Task | Leave out all pictures and return, exactly as written, the lines from the line containing "Write a Python" to the line containing "from bokeh.resources import INLINE", both ends kept.

-------- Listed entries --------

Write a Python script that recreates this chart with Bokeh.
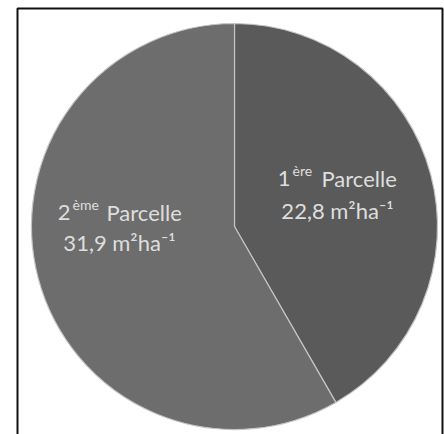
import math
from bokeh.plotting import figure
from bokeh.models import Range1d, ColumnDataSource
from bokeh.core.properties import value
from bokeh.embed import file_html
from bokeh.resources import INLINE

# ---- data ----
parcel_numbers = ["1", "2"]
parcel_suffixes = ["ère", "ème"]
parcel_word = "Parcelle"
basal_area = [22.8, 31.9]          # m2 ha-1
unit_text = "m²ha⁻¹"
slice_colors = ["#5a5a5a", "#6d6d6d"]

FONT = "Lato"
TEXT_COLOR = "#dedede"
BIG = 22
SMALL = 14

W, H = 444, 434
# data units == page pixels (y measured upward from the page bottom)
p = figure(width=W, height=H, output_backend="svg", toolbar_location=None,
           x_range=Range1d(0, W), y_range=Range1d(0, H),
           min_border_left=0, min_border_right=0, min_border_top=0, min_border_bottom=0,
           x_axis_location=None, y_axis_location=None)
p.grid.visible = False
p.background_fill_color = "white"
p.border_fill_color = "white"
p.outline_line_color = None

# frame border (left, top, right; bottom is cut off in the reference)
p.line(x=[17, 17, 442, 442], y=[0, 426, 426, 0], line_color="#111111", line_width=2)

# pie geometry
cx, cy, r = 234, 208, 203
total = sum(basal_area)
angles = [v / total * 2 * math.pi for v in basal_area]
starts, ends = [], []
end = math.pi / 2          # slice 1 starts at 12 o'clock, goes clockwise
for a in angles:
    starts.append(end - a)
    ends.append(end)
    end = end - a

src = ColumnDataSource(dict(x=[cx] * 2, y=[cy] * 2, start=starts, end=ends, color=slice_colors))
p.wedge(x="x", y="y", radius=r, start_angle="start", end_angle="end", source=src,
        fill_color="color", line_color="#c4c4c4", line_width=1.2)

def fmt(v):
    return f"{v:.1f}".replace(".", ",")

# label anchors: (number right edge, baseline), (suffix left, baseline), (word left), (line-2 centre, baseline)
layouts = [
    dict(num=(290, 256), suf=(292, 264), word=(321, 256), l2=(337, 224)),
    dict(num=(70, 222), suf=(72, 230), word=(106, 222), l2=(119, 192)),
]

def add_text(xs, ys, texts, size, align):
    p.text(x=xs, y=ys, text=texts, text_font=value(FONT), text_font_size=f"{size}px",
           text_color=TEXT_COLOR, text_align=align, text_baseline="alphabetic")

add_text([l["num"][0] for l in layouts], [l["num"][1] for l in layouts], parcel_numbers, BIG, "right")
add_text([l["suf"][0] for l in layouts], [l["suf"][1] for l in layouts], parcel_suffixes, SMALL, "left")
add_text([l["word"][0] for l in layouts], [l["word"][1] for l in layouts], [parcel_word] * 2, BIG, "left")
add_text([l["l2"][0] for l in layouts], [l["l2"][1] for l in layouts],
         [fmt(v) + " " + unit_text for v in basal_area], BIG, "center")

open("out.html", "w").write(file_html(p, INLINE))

--------
-------- Listed entries --------

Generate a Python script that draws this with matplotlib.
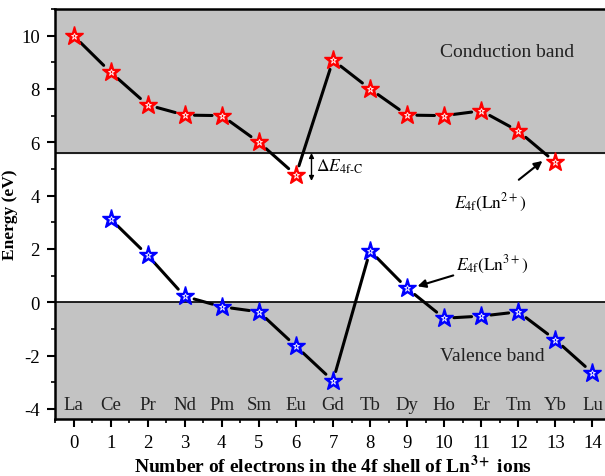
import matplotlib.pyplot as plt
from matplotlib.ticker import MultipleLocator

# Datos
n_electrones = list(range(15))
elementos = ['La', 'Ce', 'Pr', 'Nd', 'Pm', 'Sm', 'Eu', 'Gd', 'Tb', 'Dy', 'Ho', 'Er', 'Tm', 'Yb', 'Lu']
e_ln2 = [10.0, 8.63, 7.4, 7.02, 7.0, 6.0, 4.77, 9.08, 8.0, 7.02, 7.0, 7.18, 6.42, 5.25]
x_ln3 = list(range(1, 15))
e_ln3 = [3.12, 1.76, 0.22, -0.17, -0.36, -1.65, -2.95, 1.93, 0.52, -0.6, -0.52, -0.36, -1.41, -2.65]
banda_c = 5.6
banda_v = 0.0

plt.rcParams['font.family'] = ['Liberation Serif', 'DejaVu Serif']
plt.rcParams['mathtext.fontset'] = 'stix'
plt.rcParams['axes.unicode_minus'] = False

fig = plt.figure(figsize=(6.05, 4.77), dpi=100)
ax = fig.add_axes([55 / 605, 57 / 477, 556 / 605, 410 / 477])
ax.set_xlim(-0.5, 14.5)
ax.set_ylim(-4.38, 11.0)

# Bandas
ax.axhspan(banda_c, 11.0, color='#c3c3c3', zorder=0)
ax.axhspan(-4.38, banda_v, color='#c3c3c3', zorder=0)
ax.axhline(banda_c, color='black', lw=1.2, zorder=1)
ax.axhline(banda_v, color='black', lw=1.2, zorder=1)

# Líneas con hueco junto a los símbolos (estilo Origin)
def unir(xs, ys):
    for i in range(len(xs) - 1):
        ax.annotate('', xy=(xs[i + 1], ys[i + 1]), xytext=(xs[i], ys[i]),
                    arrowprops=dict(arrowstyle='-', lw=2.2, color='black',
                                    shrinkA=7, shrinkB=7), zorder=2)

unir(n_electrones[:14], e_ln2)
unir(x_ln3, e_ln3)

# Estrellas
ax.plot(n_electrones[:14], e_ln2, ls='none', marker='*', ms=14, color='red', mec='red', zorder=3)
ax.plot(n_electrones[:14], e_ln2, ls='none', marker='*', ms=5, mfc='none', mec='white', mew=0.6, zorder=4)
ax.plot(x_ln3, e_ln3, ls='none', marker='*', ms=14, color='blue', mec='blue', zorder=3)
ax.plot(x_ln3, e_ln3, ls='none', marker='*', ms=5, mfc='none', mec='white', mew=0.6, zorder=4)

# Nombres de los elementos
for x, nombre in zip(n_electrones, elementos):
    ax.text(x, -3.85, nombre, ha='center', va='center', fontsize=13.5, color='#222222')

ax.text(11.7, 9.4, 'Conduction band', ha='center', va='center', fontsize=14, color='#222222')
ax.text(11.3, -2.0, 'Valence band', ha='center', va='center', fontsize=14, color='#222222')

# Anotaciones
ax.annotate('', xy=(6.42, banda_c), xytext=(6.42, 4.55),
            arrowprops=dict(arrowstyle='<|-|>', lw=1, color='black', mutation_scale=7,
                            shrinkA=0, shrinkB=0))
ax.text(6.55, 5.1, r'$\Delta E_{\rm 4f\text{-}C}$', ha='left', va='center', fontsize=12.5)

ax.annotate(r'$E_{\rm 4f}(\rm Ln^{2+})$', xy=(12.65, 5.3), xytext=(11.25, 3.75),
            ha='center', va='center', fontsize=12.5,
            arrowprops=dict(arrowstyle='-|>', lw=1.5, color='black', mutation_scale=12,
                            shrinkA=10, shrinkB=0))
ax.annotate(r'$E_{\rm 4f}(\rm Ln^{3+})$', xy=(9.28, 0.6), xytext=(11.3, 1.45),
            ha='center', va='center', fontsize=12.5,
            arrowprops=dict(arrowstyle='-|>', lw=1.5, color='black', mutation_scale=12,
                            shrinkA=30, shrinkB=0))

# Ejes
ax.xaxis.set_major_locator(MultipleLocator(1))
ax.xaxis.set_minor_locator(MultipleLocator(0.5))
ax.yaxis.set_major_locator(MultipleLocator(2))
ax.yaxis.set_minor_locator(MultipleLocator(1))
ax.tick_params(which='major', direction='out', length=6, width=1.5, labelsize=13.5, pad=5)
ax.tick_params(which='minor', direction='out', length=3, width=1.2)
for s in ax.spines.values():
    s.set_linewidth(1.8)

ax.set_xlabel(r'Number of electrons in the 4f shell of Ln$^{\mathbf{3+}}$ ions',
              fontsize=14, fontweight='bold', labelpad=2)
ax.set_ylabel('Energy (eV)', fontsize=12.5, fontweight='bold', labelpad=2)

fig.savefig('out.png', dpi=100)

--------

Solution |
Write a Python script that recreates this chart with Bokeh.
import math
from bokeh.plotting import figure
from bokeh.models import Range1d, ColumnDataSource
from bokeh.core.properties import value
from bokeh.embed import file_html
from bokeh.resources import INLINE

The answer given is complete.